What you have to do - Skip all pictures, then copy the lines from the start of the data through the line with "38, bottom: 596", keeping both ends.

Source material -
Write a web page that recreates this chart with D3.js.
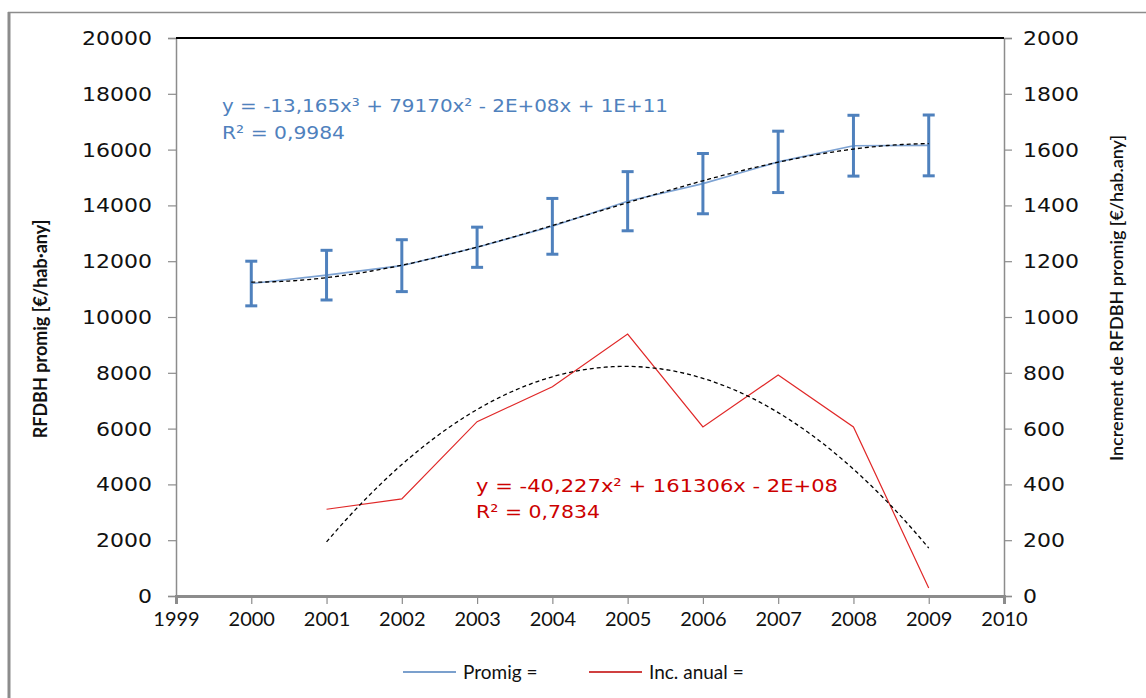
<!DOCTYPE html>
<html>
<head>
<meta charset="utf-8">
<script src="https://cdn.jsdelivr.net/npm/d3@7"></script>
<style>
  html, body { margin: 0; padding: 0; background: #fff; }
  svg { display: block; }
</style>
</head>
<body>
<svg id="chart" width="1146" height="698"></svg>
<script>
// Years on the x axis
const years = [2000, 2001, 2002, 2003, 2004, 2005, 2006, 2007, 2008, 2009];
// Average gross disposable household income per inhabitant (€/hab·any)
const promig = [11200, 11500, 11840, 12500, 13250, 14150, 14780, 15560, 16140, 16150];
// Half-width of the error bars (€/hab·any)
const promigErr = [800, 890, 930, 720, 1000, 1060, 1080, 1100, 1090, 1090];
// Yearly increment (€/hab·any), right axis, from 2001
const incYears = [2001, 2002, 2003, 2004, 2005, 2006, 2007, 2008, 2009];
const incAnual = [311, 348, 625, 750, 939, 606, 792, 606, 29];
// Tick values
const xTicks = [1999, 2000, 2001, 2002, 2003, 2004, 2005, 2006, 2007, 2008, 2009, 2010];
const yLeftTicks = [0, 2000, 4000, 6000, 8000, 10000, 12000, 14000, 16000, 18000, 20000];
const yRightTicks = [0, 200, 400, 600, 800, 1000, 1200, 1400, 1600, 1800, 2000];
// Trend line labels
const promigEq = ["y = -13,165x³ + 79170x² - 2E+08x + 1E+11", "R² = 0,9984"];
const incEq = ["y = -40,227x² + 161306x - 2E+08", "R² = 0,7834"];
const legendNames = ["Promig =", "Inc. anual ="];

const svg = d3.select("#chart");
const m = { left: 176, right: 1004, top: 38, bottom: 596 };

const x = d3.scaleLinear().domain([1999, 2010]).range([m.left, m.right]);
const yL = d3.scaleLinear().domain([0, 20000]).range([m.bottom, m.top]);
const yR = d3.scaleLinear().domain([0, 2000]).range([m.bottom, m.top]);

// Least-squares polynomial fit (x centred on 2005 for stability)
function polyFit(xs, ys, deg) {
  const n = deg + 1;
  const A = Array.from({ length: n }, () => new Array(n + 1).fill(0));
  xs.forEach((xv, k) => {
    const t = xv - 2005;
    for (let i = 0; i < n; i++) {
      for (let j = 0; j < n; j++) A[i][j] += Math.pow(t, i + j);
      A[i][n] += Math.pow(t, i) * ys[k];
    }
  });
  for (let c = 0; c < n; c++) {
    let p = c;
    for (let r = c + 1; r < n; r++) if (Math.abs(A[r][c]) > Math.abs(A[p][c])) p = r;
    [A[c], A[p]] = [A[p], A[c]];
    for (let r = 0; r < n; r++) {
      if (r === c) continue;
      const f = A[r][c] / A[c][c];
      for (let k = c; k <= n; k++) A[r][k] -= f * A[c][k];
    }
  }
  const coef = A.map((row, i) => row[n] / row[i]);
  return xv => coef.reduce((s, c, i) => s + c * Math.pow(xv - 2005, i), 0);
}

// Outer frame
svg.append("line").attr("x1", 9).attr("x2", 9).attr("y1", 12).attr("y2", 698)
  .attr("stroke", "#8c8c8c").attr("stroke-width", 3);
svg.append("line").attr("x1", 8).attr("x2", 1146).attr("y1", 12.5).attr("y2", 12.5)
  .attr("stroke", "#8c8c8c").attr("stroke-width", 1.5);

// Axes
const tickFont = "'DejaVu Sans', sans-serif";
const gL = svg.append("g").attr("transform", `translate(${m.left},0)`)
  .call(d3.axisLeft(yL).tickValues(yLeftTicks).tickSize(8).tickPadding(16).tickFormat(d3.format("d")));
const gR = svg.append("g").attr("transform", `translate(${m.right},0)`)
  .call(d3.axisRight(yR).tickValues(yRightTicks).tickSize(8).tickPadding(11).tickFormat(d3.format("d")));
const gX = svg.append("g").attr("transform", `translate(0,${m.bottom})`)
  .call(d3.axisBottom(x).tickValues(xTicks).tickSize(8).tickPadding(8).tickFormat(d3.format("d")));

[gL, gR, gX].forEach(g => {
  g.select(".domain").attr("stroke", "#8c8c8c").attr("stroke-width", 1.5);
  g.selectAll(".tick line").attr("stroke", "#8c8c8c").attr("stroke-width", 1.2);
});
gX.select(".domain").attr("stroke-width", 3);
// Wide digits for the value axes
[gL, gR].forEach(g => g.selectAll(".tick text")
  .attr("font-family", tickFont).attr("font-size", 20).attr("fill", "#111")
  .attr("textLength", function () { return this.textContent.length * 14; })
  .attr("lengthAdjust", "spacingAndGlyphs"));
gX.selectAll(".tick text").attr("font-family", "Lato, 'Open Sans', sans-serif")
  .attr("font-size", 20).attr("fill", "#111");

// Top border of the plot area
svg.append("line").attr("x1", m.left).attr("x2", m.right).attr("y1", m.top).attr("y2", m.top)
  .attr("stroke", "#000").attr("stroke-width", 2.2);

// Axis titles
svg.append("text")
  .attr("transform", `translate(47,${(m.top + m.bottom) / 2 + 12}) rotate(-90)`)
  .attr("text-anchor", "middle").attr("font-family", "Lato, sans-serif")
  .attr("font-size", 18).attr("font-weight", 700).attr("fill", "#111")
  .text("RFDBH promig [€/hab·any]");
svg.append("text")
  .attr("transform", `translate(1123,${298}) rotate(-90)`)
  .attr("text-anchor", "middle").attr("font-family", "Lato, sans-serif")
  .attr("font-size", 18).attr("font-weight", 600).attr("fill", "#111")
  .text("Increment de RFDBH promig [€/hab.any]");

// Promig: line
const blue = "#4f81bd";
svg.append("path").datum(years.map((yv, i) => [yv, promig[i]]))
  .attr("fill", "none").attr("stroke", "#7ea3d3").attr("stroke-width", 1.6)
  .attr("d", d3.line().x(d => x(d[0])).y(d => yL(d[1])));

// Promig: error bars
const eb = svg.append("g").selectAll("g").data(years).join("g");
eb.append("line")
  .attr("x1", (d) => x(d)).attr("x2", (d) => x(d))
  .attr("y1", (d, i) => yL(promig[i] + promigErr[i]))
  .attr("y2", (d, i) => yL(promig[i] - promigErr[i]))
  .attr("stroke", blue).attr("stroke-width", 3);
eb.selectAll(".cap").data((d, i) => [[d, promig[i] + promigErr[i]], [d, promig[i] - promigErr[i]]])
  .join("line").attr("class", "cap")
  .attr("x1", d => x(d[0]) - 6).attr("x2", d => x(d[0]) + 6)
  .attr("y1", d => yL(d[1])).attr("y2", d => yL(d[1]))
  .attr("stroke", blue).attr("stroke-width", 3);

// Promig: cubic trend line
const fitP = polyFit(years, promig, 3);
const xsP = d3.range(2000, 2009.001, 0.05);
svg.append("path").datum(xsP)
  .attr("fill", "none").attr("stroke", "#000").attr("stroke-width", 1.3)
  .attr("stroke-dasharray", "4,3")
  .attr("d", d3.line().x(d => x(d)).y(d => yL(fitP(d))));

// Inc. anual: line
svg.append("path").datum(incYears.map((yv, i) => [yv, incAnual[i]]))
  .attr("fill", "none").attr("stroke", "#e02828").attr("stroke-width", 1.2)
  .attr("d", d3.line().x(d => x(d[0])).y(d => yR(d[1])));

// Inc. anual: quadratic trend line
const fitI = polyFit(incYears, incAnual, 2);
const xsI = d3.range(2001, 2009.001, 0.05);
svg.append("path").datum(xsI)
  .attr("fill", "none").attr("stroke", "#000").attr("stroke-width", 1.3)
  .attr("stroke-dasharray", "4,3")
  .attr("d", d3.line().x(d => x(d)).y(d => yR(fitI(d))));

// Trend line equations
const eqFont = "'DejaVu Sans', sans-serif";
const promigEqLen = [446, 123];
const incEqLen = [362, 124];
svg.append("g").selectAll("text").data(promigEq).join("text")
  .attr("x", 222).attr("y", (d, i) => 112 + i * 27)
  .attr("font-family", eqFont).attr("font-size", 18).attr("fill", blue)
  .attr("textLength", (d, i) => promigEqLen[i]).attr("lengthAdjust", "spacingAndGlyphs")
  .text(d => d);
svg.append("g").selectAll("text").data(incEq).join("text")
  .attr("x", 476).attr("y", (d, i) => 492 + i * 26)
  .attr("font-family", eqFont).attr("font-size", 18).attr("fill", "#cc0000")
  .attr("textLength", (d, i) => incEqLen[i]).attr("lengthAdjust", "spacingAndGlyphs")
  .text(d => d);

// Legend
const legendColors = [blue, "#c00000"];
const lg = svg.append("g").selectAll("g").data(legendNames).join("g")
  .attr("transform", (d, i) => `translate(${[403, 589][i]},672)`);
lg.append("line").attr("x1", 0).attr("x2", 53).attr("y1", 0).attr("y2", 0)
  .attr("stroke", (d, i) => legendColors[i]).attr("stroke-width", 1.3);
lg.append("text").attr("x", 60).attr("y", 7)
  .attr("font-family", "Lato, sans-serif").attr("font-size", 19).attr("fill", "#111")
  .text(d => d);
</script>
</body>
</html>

Correct answer -
Write a web page that recreates this chart with D3.js.
<!DOCTYPE html>
<html>
<head>
<meta charset="utf-8">
<script src="https://cdn.jsdelivr.net/npm/d3@7"></script>
<style>
  html, body { margin: 0; padding: 0; background: #fff; }
  svg { display: block; }
</style>
</head>
<body>
<svg id="chart" width="1146" height="698"></svg>
<script>
// Years on the x axis
const years = [2000, 2001, 2002, 2003, 2004, 2005, 2006, 2007, 2008, 2009];
// Average gross disposable household income per inhabitant (€/hab·any)
const promig = [11200, 11500, 11840, 12500, 13250, 14150, 14780, 15560, 16140, 16150];
// Half-width of the error bars (€/hab·any)
const promigErr = [800, 890, 930, 720, 1000, 1060, 1080, 1100, 1090, 1090];
// Yearly increment (€/hab·any), right axis, from 2001
const incYears = [2001, 2002, 2003, 2004, 2005, 2006, 2007, 2008, 2009];
const incAnual = [311, 348, 625, 750, 939, 606, 792, 606, 29];
// Tick values
const xTicks = [1999, 2000, 2001, 2002, 2003, 2004, 2005, 2006, 2007, 2008, 2009, 2010];
const yLeftTicks = [0, 2000, 4000, 6000, 8000, 10000, 12000, 14000, 16000, 18000, 20000];
const yRightTicks = [0, 200, 400, 600, 800, 1000, 1200, 1400, 1600, 1800, 2000];
// Trend line labels
const promigEq = ["y = -13,165x³ + 79170x² - 2E+08x + 1E+11", "R² = 0,9984"];
const incEq = ["y = -40,227x² + 161306x - 2E+08", "R² = 0,7834"];
const legendNames = ["Promig =", "Inc. anual ="];

const svg = d3.select("#chart");
const m = { left: 176, right: 1004, top: 38, bottom: 596 };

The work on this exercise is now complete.